My name is Sheila and I have been a community member of DTP-Leadership for 5 years. I am 40 years old and work as a licensed professional counselor for a non-profit agency. I remember learning about this group through a good friend of mine, and at the time I did not know what to expect from the experience. I felt unsure and doubtful when I started attending the weekly sessions, not knowing about the intense learning and emotional growth that was soon to follow!
Since August 2005, I have participated in an amazing and worthwhile group experience filled with enthusiasm, excitement and passion. Prior to my joining the group process of DTP-Leadership, I was a more depressed, stressed and anxious person. I felt doubtful about speaking up in my relationships. I did not know how to manage and express my feelings. I had distorted beliefs about myself and others, and thought that things needed to be a certain way. I did not know about my own addictive processes and how I was harming myself and others. I was self-abusive and often would punish myself with destructive tirades in my head. Some of my personal and professional relationships were quite strained, and I had more anger and resentment in my life. I blamed others and could not see how I was impacting events in my life.
Since becoming a member of DTP-Leadership, my work relationships with co-workers and clients have improved. I now let go of what is outside of my power. I speak up honestly to others without worrying about “hurting their feelings.” My relationships with others flow smoothly without my trying to assume their thoughts and feelings in interactions with me. I outwardly show my appreciation and thankfulness. I feel less fearful and shy in my relationships as well. I set healthy limits with myself in how long I work during an average work day, as well as how hard I work while I am there. I say “no” to others without feeling guilty or having to make up for my response later. And, I have increased confidence in myself. I feel comfortable being myself and expressing myself around others. I have meaningful and rich experiences with others and feel grateful for the parts of my life that bring me joy.
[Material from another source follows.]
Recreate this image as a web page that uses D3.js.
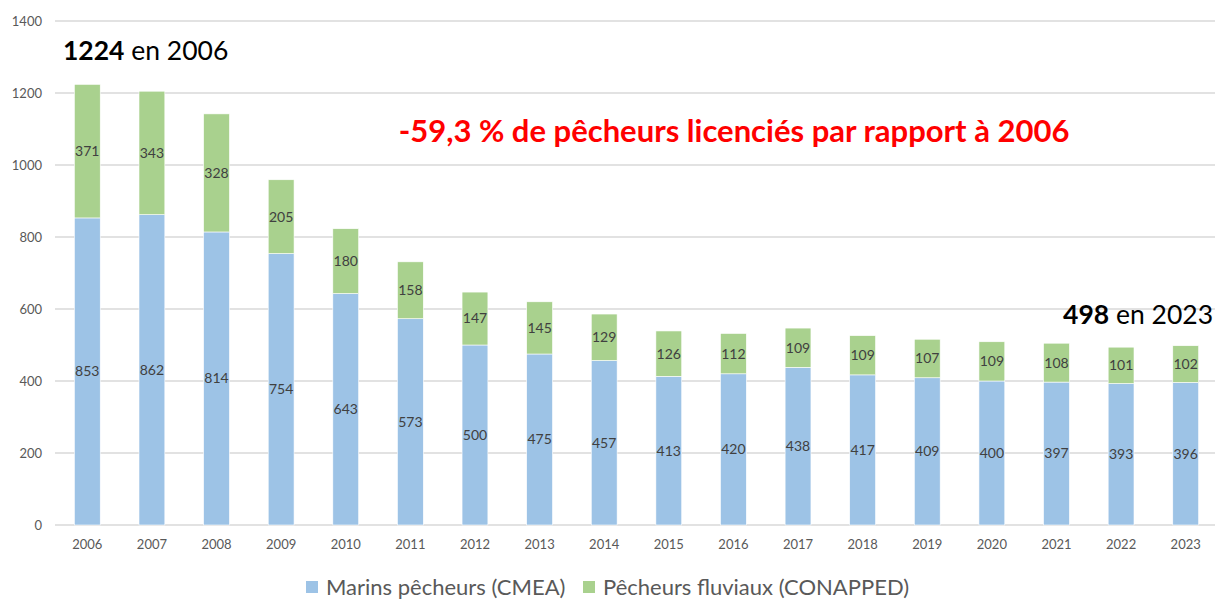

As I reflect on some of my past behavior and beliefs, I feel sad about how much time and energy I invested in destructive patterns and motives. I carried my worn-out belief systems for years without knowing the harmful impact on myself and my significant relationships. I now realize my world is open to healthier decision-making. I support myself and others in being happy and successful. I can proudly say I have acquired new awarenesses and skills that have increased my general well-being and outlook. I feel thankful and appreciative for having the opportunity to participate in such a dynamic environment.